··· Extracted entries

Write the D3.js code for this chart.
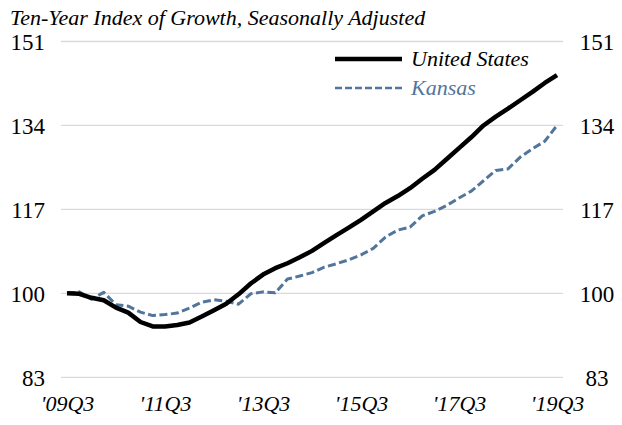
<!DOCTYPE html>
<html>
<head>
<meta charset="utf-8">
<script src="https://cdn.jsdelivr.net/npm/d3@7/dist/d3.min.js"></script>
<style>
  html, body { margin: 0; padding: 0; background: #ffffff; }
  svg { display: block; }
  svg text { font-family: "Liberation Serif", Tinos, "Times New Roman", Times, "DejaVu Serif", "Noto Serif", serif !important; }
</style>
</head>
<body>
<svg id="chart" width="622" height="425"></svg>
<script>
// ---- data ----
const quarters = [
  "2009Q3","2009Q4","2010Q1","2010Q2","2010Q3","2010Q4","2011Q1","2011Q2",
  "2011Q3","2011Q4","2012Q1","2012Q2","2012Q3","2012Q4","2013Q1","2013Q2",
  "2013Q3","2013Q4","2014Q1","2014Q2","2014Q3","2014Q4","2015Q1","2015Q2",
  "2015Q3","2015Q4","2016Q1","2016Q2","2016Q3","2016Q4","2017Q1","2017Q2",
  "2017Q3","2017Q4","2018Q1","2018Q2","2018Q3","2018Q4","2019Q1","2019Q2",
  "2019Q3"
];
const unitedStates = [
  100.0, 99.9, 99.1, 98.6, 97.1, 96.1, 94.2, 93.3,
  93.3, 93.6, 94.1, 95.3, 96.6, 97.9, 99.8, 102.0,
  103.8, 105.1, 106.1, 107.3, 108.6, 110.2, 111.8, 113.3,
  114.9, 116.6, 118.3, 119.7, 121.3, 123.2, 125.0, 127.2,
  129.4, 131.6, 134.0, 135.8, 137.4, 139.1, 140.8, 142.6,
  144.2
];
const kansas = [
  100.0, 100.3, 98.8, 100.2, 97.7, 97.4, 96.2, 95.5,
  95.7, 96.0, 97.0, 98.2, 98.7, 98.4, 97.8, 99.9,
  100.3, 100.1, 102.9, 103.5, 104.2, 105.3, 106.0, 106.8,
  107.8, 109.1, 111.4, 112.8, 113.4, 115.7, 116.6, 117.8,
  119.3, 120.7, 122.8, 124.9, 125.2, 127.6, 129.3, 130.8,
  134.0
];
const xTickLabels = ["'09Q3","'11Q3","'13Q3","'15Q3","'17Q3","'19Q3"];
const xTickQuarters = ["2009Q3","2011Q3","2013Q3","2015Q3","2017Q3","2019Q3"];
const yTicks = [83, 100, 117, 134, 151];
const seriesNames = ["United States", "Kansas"];
const title = "Ten-Year Index of Growth, Seasonally Adjusted";

// ---- layout ----
const FONT = "'Liberation Serif', Tinos, 'Times New Roman', Times, 'DejaVu Serif', 'Noto Serif', serif";
const svg = d3.select("#chart");
const plotLeft = 61, plotRight = 563;
const colors = { us: "#000000", ks: "#52759b" };

const x = d3.scalePoint().domain(quarters).range([67, 557]);
const y = d3.scaleLinear().domain([83, 151]).range([377.3, 41.5]);

// gridlines
svg.append("g").selectAll("line").data(yTicks).join("line")
  .attr("x1", plotLeft).attr("x2", plotRight)
  .attr("y1", d => y(d)).attr("y2", d => y(d))
  .attr("stroke", "#d9d9d9").attr("stroke-width", 1.3);

function styleAxis(g, italic, size) {
  g.attr("font-family", FONT);
  g.select(".domain").remove();
  g.selectAll("text")
    .attr("font-family", FONT)
    .style("font-style", italic ? "italic" : "normal")
    .style("font-size", size + "px").attr("fill", "#000");
}

// left axis labels
const leftAxis = svg.append("g").attr("transform", "translate(45,0)")
  .call(d3.axisLeft(y).tickValues(yTicks).tickSize(0).tickPadding(0));
styleAxis(leftAxis, false, 23);
leftAxis.selectAll("text").attr("dy", "0.34em");

// right axis labels
const rightAxis = svg.append("g").attr("transform", "translate(597,0)")
  .call(d3.axisRight(y).tickValues(yTicks).tickSize(0).tickPadding(0));
styleAxis(rightAxis, false, 23);
rightAxis.selectAll("text").attr("dy", "0.34em").attr("text-anchor", "middle");

// bottom axis labels
const labelMap = new Map(xTickQuarters.map((q, i) => [q, xTickLabels[i]]));
const bottomAxis = svg.append("g").attr("transform", "translate(0,394)")
  .call(d3.axisBottom(x).tickValues(xTickQuarters).tickFormat(q => labelMap.get(q)).tickSize(0).tickPadding(0));
styleAxis(bottomAxis, true, 22);
bottomAxis.selectAll("text").attr("dy", "0.76em");

// lines
const line = d3.line().x((d, i) => x(quarters[i])).y(d => y(d)).curve(d3.curveLinear);

svg.append("path").datum(kansas)
  .attr("d", line).attr("fill", "none")
  .attr("stroke", colors.ks).attr("stroke-width", 3)
  .attr("stroke-dasharray", "8,3.5")
  .attr("stroke-linejoin", "round");

svg.append("path").datum(unitedStates)
  .attr("d", line).attr("fill", "none")
  .attr("stroke", colors.us).attr("stroke-width", 4.5)
  .attr("stroke-linejoin", "round");

// title
svg.append("text").attr("x", 10).attr("y", 25)
  .attr("font-family", FONT)
  .style("font-style", "italic").style("font-size", "22px")
  .text(title);

// legend
const legend = svg.append("g").attr("font-family", FONT);
legend.append("line").attr("x1", 335).attr("x2", 402).attr("y1", 59).attr("y2", 59)
  .attr("stroke", colors.us).attr("stroke-width", 4.5);
legend.append("text").attr("x", 411).attr("y", 66)
  .style("font-style", "italic").style("font-size", "22px").attr("fill", "#000")
  .text(seriesNames[0]);
legend.append("line").attr("x1", 335).attr("x2", 402).attr("y1", 88).attr("y2", 88)
  .attr("stroke", colors.ks).attr("stroke-width", 2.5).attr("stroke-dasharray", "7,3");
legend.append("text").attr("x", 411).attr("y", 95)
  .style("font-style", "italic").style("font-size", "22px").attr("fill", colors.ks)
  .text(seriesNames[1]);
</script>
</body>
</html>
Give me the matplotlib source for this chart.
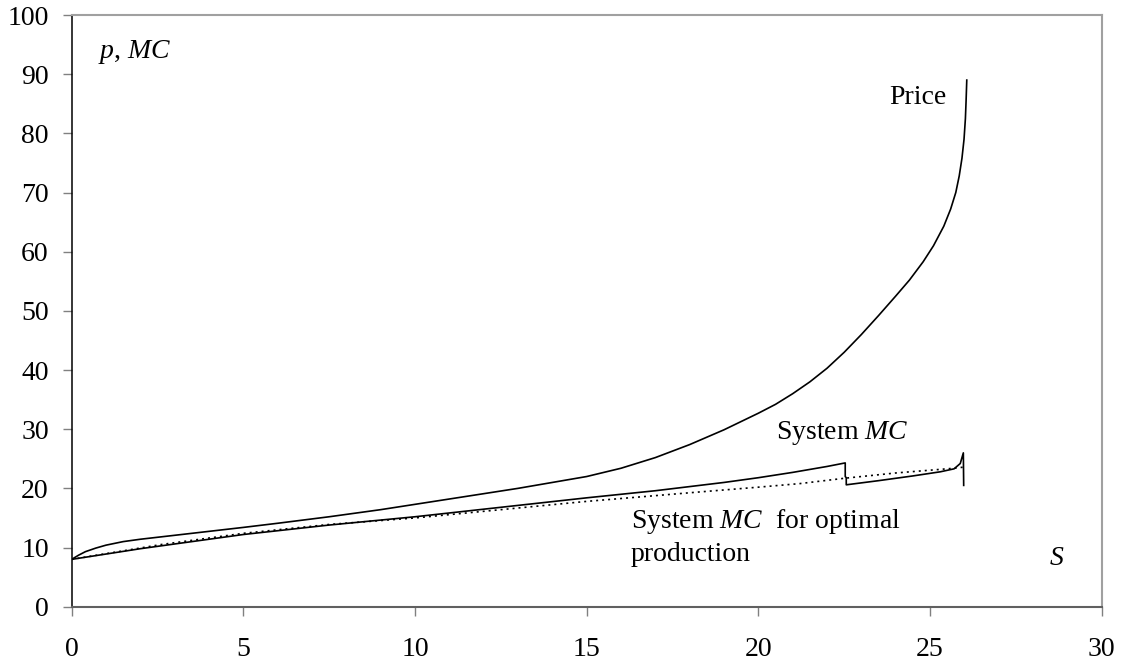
import matplotlib
matplotlib.use("Agg")
import matplotlib.pyplot as plt

plt.rcParams['font.family'] = ['Liberation Serif', 'DejaVu Serif']
plt.rcParams['mathtext.fontset'] = 'custom'
plt.rcParams['mathtext.rm'] = 'Liberation Serif'
plt.rcParams['mathtext.it'] = 'Liberation Serif:italic'

# price path over cumulative output S
price_s = [0, 0.2, 0.4, 0.7, 1.0, 1.5, 2.0, 2.6, 3.5, 5, 6, 7.5, 9, 10, 11, 12, 13,
           14, 15, 16, 17, 18, 19, 20, 20.5, 21, 21.5, 22, 22.5, 23, 23.5, 24,
           24.4, 24.8, 25.1, 25.4, 25.6, 25.75, 25.85, 25.93, 25.99, 26.03, 26.05,
           26.07]
price_p = [8, 8.7, 9.3, 9.9, 10.4, 11.0, 11.4, 11.8, 12.4, 13.4, 14.1, 15.2, 16.4,
           17.3, 18.2, 19.1, 20.0, 21.0, 22.0, 23.4, 25.2, 27.4, 29.9, 32.7, 34.2,
           36.0, 38.0, 40.3, 43.0, 46.0, 49.2, 52.5, 55.2, 58.3, 61.0, 64.3, 67.2,
           70.0, 72.8, 75.8, 79.0, 82.5, 85.5, 89.0]

# system marginal cost, with the two drops
mc_s = [0, 1, 2, 3, 5, 7.5, 10, 12.5, 15, 16, 17, 18, 19, 20, 21, 22, 22.53,
        22.53, 22.56, 22.56, 23.5, 24.5, 25.3, 25.7, 25.88, 25.97, 25.98]
mc_p = [8, 8.9, 9.8, 10.6, 12.2, 13.8, 15.2, 16.8, 18.4, 19.0, 19.6, 20.3, 21.0,
        21.8, 22.7, 23.7, 24.3, 22.0, 21.8, 20.6, 21.3, 22.1, 22.8, 23.3, 24.2,
        26.0, 20.5]

# system marginal cost for optimal production
opt_s = [0, 2.6, 5, 7.5, 10, 12.5, 15, 18.3, 20, 21.2, 22.5, 24.0, 25.7, 26.0]
opt_p = [8, 10.5, 12.4, 13.9, 15.0, 16.4, 17.8, 19.4, 20.2, 20.8, 21.7, 22.6,
         23.4, 23.6]

fig = plt.figure(figsize=(11.25, 6.64), dpi=100)
ax = fig.add_axes([0.0637, 0.0863, 0.9156, 0.8911])

ax.plot(price_s, price_p, color='black', lw=1.2)
ax.plot(mc_s, mc_p, color='black', lw=1.2)
ax.plot(opt_s, opt_p, color='black', lw=1.2, linestyle=(0, (1.2, 2.4)))

ax.set_xlim(0, 30)
ax.set_ylim(0, 100)
ax.set_xticks(range(0, 31, 5))
ax.set_yticks(range(0, 101, 10))

ax.spines['left'].set_color('black')
ax.spines['left'].set_linewidth(1.1)
ax.spines['bottom'].set_color('#606060')
ax.spines['bottom'].set_linewidth(1.5)
for side in ('top', 'right'):
    ax.spines[side].set_color('#a0a0a0')
    ax.spines[side].set_linewidth(1.5)

ax.tick_params(axis='both', direction='out', length=6.5, width=1.0,
               color='#808080', labelsize=20, labelcolor='black')
ax.tick_params(axis='y', pad=10)
ax.tick_params(axis='x', pad=15)

fs = 20
ax.text(0.77, 93.7, '$p$, $MC$', fontsize=fs, va='center', ha='left')
ax.text(25.47, 86.1, 'Price', fontsize=fs, va='center', ha='right')
ax.text(20.5, 29.3, 'System $MC$', fontsize=fs, va='center', ha='left')
ax.text(16.28, 11.8, 'System $MC$  for optimal\nproduction', fontsize=fs,
        va='center', ha='left', linespacing=1.3)
ax.text(28.7, 8.2, '$S$', fontsize=fs, va='center', ha='center')

fig.savefig('out.png', dpi=100)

······

◆ **Short problem**: Out of the records above, set down only the lines from the one that contains "Give me the matplotlib source for this chart." through the one that contains "ax = fig.add_axes([0.0637, 0.0863, 0.9156, 0.8911])", unchanged and without the pictures.

◆ **Task output**:
Give me the matplotlib source for this chart.
import matplotlib
matplotlib.use("Agg")
import matplotlib.pyplot as plt

plt.rcParams['font.family'] = ['Liberation Serif', 'DejaVu Serif']
plt.rcParams['mathtext.fontset'] = 'custom'
plt.rcParams['mathtext.rm'] = 'Liberation Serif'
plt.rcParams['mathtext.it'] = 'Liberation Serif:italic'

# price path over cumulative output S
price_s = [0, 0.2, 0.4, 0.7, 1.0, 1.5, 2.0, 2.6, 3.5, 5, 6, 7.5, 9, 10, 11, 12, 13,
           14, 15, 16, 17, 18, 19, 20, 20.5, 21, 21.5, 22, 22.5, 23, 23.5, 24,
           24.4, 24.8, 25.1, 25.4, 25.6, 25.75, 25.85, 25.93, 25.99, 26.03, 26.05,
           26.07]
price_p = [8, 8.7, 9.3, 9.9, 10.4, 11.0, 11.4, 11.8, 12.4, 13.4, 14.1, 15.2, 16.4,
           17.3, 18.2, 19.1, 20.0, 21.0, 22.0, 23.4, 25.2, 27.4, 29.9, 32.7, 34.2,
           36.0, 38.0, 40.3, 43.0, 46.0, 49.2, 52.5, 55.2, 58.3, 61.0, 64.3, 67.2,
           70.0, 72.8, 75.8, 79.0, 82.5, 85.5, 89.0]

# system marginal cost, with the two drops
mc_s = [0, 1, 2, 3, 5, 7.5, 10, 12.5, 15, 16, 17, 18, 19, 20, 21, 22, 22.53,
        22.53, 22.56, 22.56, 23.5, 24.5, 25.3, 25.7, 25.88, 25.97, 25.98]
mc_p = [8, 8.9, 9.8, 10.6, 12.2, 13.8, 15.2, 16.8, 18.4, 19.0, 19.6, 20.3, 21.0,
        21.8, 22.7, 23.7, 24.3, 22.0, 21.8, 20.6, 21.3, 22.1, 22.8, 23.3, 24.2,
        26.0, 20.5]

# system marginal cost for optimal production
opt_s = [0, 2.6, 5, 7.5, 10, 12.5, 15, 18.3, 20, 21.2, 22.5, 24.0, 25.7, 26.0]
opt_p = [8, 10.5, 12.4, 13.9, 15.0, 16.4, 17.8, 19.4, 20.2, 20.8, 21.7, 22.6,
         23.4, 23.6]

fig = plt.figure(figsize=(11.25, 6.64), dpi=100)
ax = fig.add_axes([0.0637, 0.0863, 0.9156, 0.8911])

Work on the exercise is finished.